If an argument can, in this way, be expected to lead many to rationally revise upwards their degree of belief in its conclusion, then it ipso facto has rational force (and is not question begging), in relation to this community of inquirers. This may be so even if their resulting credal state still falls short of full-blown belief.
I note that this approach also helps to refute a similar claim I addressed last year, namely:
No rational argument then can be constructed to ever change a person’s mind, because we can never get to premises that people must accept.
My earlier points refute it well enough, of course, but 'credence' talk makes it even clearer. For this reminds us that we may change a person's mind even without changing their full-blown beliefs (though we may do that too).

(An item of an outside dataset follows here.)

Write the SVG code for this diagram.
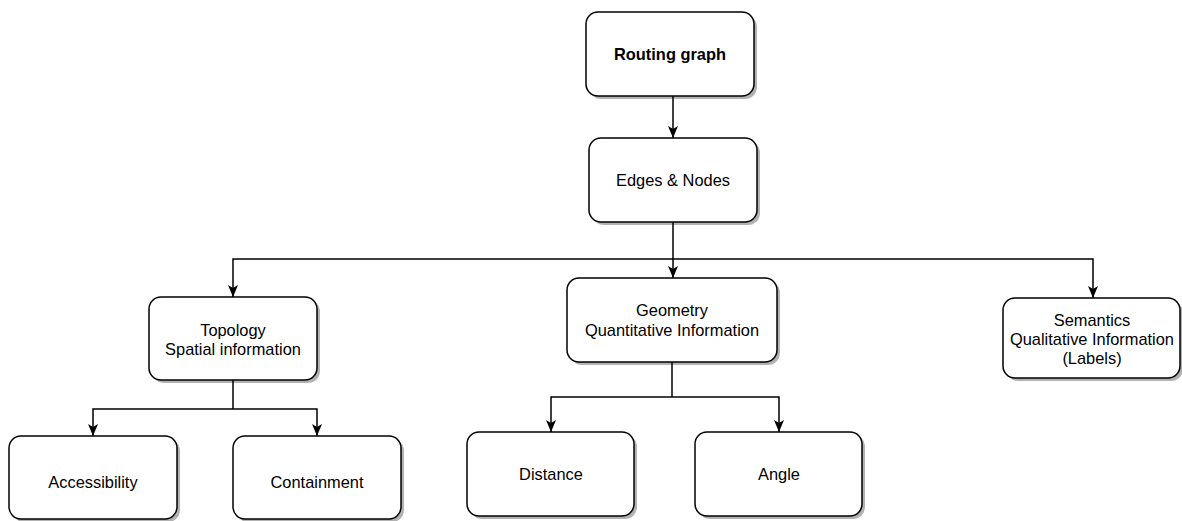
<svg xmlns="http://www.w3.org/2000/svg" width="1182" height="521" viewBox="0 0 1182 521">
  <defs>
    <marker id="arrow" viewBox="0 0 12 10" refX="12" refY="5" markerWidth="12" markerHeight="10" markerUnits="userSpaceOnUse" orient="auto">
      <path d="M0,0 L12,5 L0,10 L3,5 Z" fill="#000"/>
    </marker>
  </defs>
  <style>
    .box { fill: #fff; stroke: #000; stroke-width: 1.5; }
    .shadow { fill: #000; opacity: 0.3; }
    .lbl { font-family: "Liberation Sans", Arial, Helvetica, sans-serif; font-size: 16.4px; fill: #000; text-anchor: middle; }
    .bold { font-weight: bold; }
    .edge { fill: none; stroke: #000; stroke-width: 1.5; marker-end: url(#arrow); }
    .line { fill: none; stroke: #000; stroke-width: 1.5; }
  </style>
  <rect width="1182" height="521" fill="#fff"/>

  <!-- connectors -->
  <g id="connectors">
    <path class="edge" d="M673,96 V138"/>
    <path class="line" d="M673,222 V259"/>
    <path class="edge" d="M673,259 V278"/>
    <path class="edge" d="M673,259 H233 V297"/>
    <path class="edge" d="M673,259 H1093 V298"/>
    <path class="line" d="M233,380 V409"/>
    <path class="edge" d="M233,409 H93 V436"/>
    <path class="edge" d="M233,409 H317 V436"/>
    <path class="line" d="M672,362 V397"/>
    <path class="edge" d="M672,397 H551 V432"/>
    <path class="edge" d="M672,397 H779 V432"/>
  </g>

  <g id="routing-graph">
    <rect class="shadow" x="589" y="15" width="168" height="84" rx="12"/>
    <rect class="box" x="586" y="12" width="168" height="84" rx="12"/>
    <text class="lbl bold" x="670" y="60">Routing graph</text>
  </g>

  <g id="edges-nodes">
    <rect class="shadow" x="592" y="141" width="168" height="84" rx="12"/>
    <rect class="box" x="589" y="138" width="168" height="84" rx="12"/>
    <text class="lbl" x="673" y="186">Edges &amp; Nodes</text>
  </g>

  <g id="topology">
    <rect class="shadow" x="152" y="300" width="168" height="83" rx="12"/>
    <rect class="box" x="149" y="297" width="168" height="83" rx="12"/>
    <text class="lbl" x="233" y="336">Topology</text>
    <text class="lbl" x="233" y="355">Spatial information</text>
  </g>

  <g id="geometry">
    <rect class="shadow" x="570" y="281" width="210" height="84" rx="12"/>
    <rect class="box" x="567" y="278" width="210" height="84" rx="12"/>
    <text class="lbl" x="672" y="316">Geometry</text>
    <text class="lbl" x="672" y="336">Quantitative Information</text>
  </g>

  <g id="semantics">
    <rect class="shadow" x="1006" y="301" width="177" height="80" rx="12"/>
    <rect class="box" x="1003" y="298" width="177" height="80" rx="12"/>
    <text class="lbl" x="1092" y="326">Semantics</text>
    <text class="lbl" x="1092" y="345">Qualitative Information</text>
    <text class="lbl" x="1092" y="364">(Labels)</text>
  </g>

  <g id="accessibility">
    <rect class="shadow" x="12" y="439" width="168" height="83" rx="12"/>
    <rect class="box" x="9" y="436" width="168" height="83" rx="12"/>
    <text class="lbl" x="93" y="488">Accessibility</text>
  </g>

  <g id="containment">
    <rect class="shadow" x="236" y="439" width="168" height="83" rx="12"/>
    <rect class="box" x="233" y="436" width="168" height="83" rx="12"/>
    <text class="lbl" x="317" y="488">Containment</text>
  </g>

  <g id="distance">
    <rect class="shadow" x="470" y="435" width="167" height="84" rx="12"/>
    <rect class="box" x="467" y="432" width="167" height="84" rx="12"/>
    <text class="lbl" x="551" y="480">Distance</text>
  </g>

  <g id="angle">
    <rect class="shadow" x="698" y="435" width="167" height="84" rx="12"/>
    <rect class="box" x="695" y="432" width="167" height="84" rx="12"/>
    <text class="lbl" x="779" y="480">Angle</text>
  </g>
</svg>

Even if we merely sway them from thinking a view wildly implausible to instead thinking it moderately unlikely, that is clearly dialectical progress.
I think the non-credence way was better. (I'm in that small minority of people who think that there is no such thing as a degree of belief, and that credences are just fictions invented to make certain kinds of arguments seem less absurd than they otherwise would; so take that evaluation however you will.) But either way, I think the position mentioned in the last sentence is important. As someone who does a lot of history of philosophy, I'm often forced into the position of trying to nudge people from the view "Position X is utterly absurd" to at least "Position X is still wrong, but it has interesting features." Very hard to do. But it's often confused with trying to convince people of the view "Position X is right", when sometimes even I think it's pretty clearly wrong. We often do need to remind people that there are evaluations between "Correct" and "Insane"; even where they recognize the distinction, they don't always act on it.
ReplyDeleteWe might distinguish a couple of things here. One is the point that there are intermediate evaluations along the [probability of] truth dimension between 'certainly correct' and 'certainly incorrect'. A distinct point is that we might evaluate arguments along other dimensions besides their probability of soundness. [I recently mentioned the ontological argument as an example of an argument that is certainly unsound, but nonetheless of great philosophical interest. I don't think it should lead anyone to increase their credence in its conclusion, however, so it's a bad argument in the sense I'm concerned with here.]